### Exercise:
Select lines where the word "this" appears.

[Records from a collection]

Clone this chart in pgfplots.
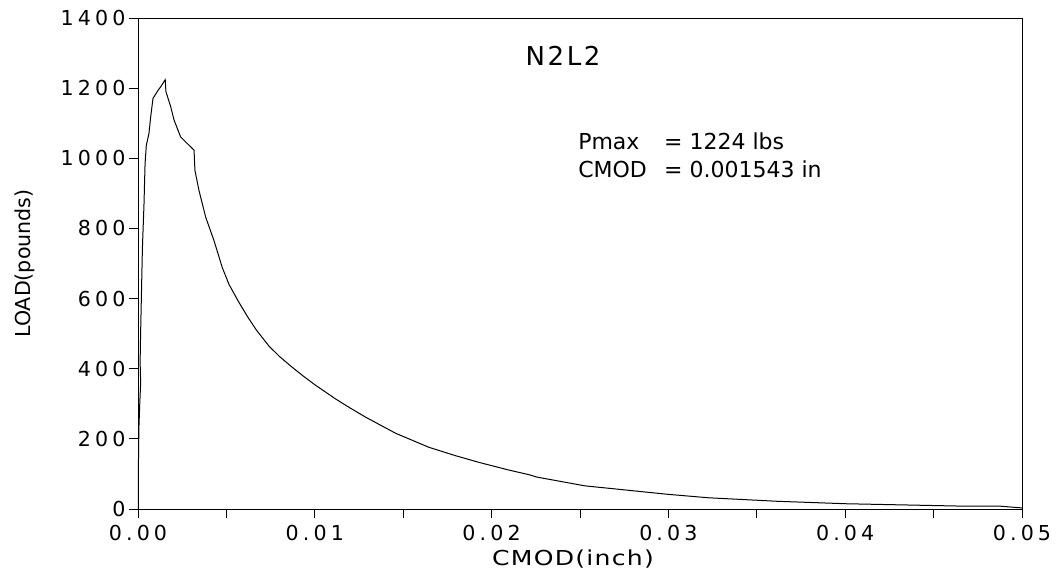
\documentclass[border=0pt]{standalone}
\usepackage{fontspec}
\setmainfont{DejaVu Sans}
\newfontfamily\tickfont[LetterSpace=20]{DejaVu Sans}
\newfontfamily\wfont[FakeStretch=1.22,LetterSpace=6]{DejaVu Sans}
\newfontfamily\nfont[LetterSpace=10]{DejaVu Sans}
\usepackage{pgfplots}
\pgfplotsset{compat=1.18}
\pgfplotstableread{
x y
0 0
0.00003 150
0.00005 230
0.0001 300
0.00015 360
0.00012 420
0.00015 506
0.00025 745
0.00034 870
0.0004 985
0.00047 1037
0.00062 1071
0.00072 1119
0.00085 1171
0.00115 1195
0.00130 1205
0.00154 1224
0.00158 1190
0.00185 1147
0.00204 1109
0.00241 1061
0.00279 1042
0.00317 1023
0.00322 966
0.00345 908
0.00383 832
0.0043 765
0.00477 688
0.00515 640
0.0057 590
0.0062 548
0.0067 510
0.0074 465
0.0080 435
0.0087 405
0.0094 377
0.01004 353
0.01117 314
0.0120 288
0.01287 262
0.01457 216
0.01645 176
0.01796 152
0.01928 133
0.02098 111
0.0221 98
0.02256 91
0.02528 66
0.02645 60
0.02994 42
0.03227 32
0.03616 22
0.04004 15
0.04392 11
0.04683 8
0.04878 8
0.05 3
}\curve
\begin{document}
\begin{tikzpicture}
\begin{axis}[
  scale only axis, width=884bp, height=491bp,
  xmin=0, xmax=0.05, ymin=0, ymax=1400,
  xtick={0,0.01,0.02,0.03,0.04,0.05},
  minor xtick={0.005,0.015,0.025,0.035,0.045},
  ytick={0,200,400,600,800,1000,1200,1400},
  xtick pos=bottom, ytick pos=left,
  tick align=outside,
  major tick length=9bp, minor tick length=9bp,
  axis line style={line width=0.9bp},
  tick style={line width=0.9bp, black},
  scaled x ticks=false,
  /pgf/number format/assume math mode=true,
  xticklabel style={yshift=-4bp, /pgf/number format/.cd, fixed, fixed zerofill, precision=2},
  yticklabel style={/pgf/number format/.cd, fixed, precision=0, 1000 sep={}},
  ticklabel style={font=\tickfont\fontsize{20.6bp}{24bp}\selectfont},
  xlabel={CMOD(inch)}, ylabel={LOAD(pounds)},
  every axis x label/.style={at={(axis description cs:0.5,0)}, anchor=north, yshift=-41bp, xshift=-7bp, inner sep=0pt, font=\wfont\fontsize{20.6bp}{24bp}\selectfont},
  every axis y label/.style={at={(axis description cs:-0.1165,0.5)}, rotate=90, anchor=south, inner sep=0pt, font=\fontsize{20.6bp}{24bp}\selectfont},
]
\addplot[black, line width=1bp] table[x=x,y=y] {\curve};
\node[font=\nfont\fontsize{26bp}{30bp}\selectfont, anchor=center] at (axis cs:0.02404,1292) {N2L2};
\node[font=\fontsize{22bp}{26bp}\selectfont, anchor=base west, inner sep=0pt] at (axis cs:0.02489,1024) {Pmax};
\node[font=\fontsize{22bp}{26bp}\selectfont, anchor=base west, inner sep=0pt] at (axis cs:0.02975,1024) {=\ 1224 lbs};
\node[font=\fontsize{22bp}{26bp}\selectfont, anchor=base west, inner sep=0pt] at (axis cs:0.02489,944) {CMOD};
\node[font=\fontsize{22bp}{26bp}\selectfont, anchor=base west, inner sep=0pt] at (axis cs:0.02975,944) {=\ 0.001543 in};
\end{axis}
\path ([xshift=-138bp,yshift=-64bp]current axis.south west) rectangle ([xshift=36bp,yshift=18bp]current axis.north east);
\end{tikzpicture}
\end{document}
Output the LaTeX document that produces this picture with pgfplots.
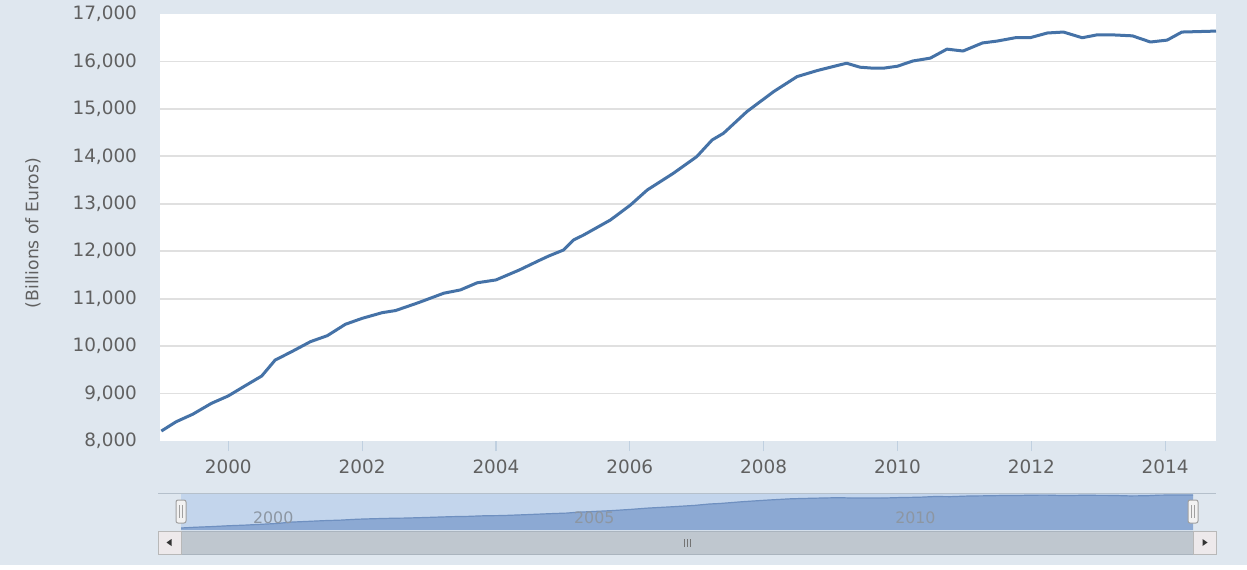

### Complete output:
Clone this chart in pgfplots.
Output the LaTeX document that produces this picture with pgfplots.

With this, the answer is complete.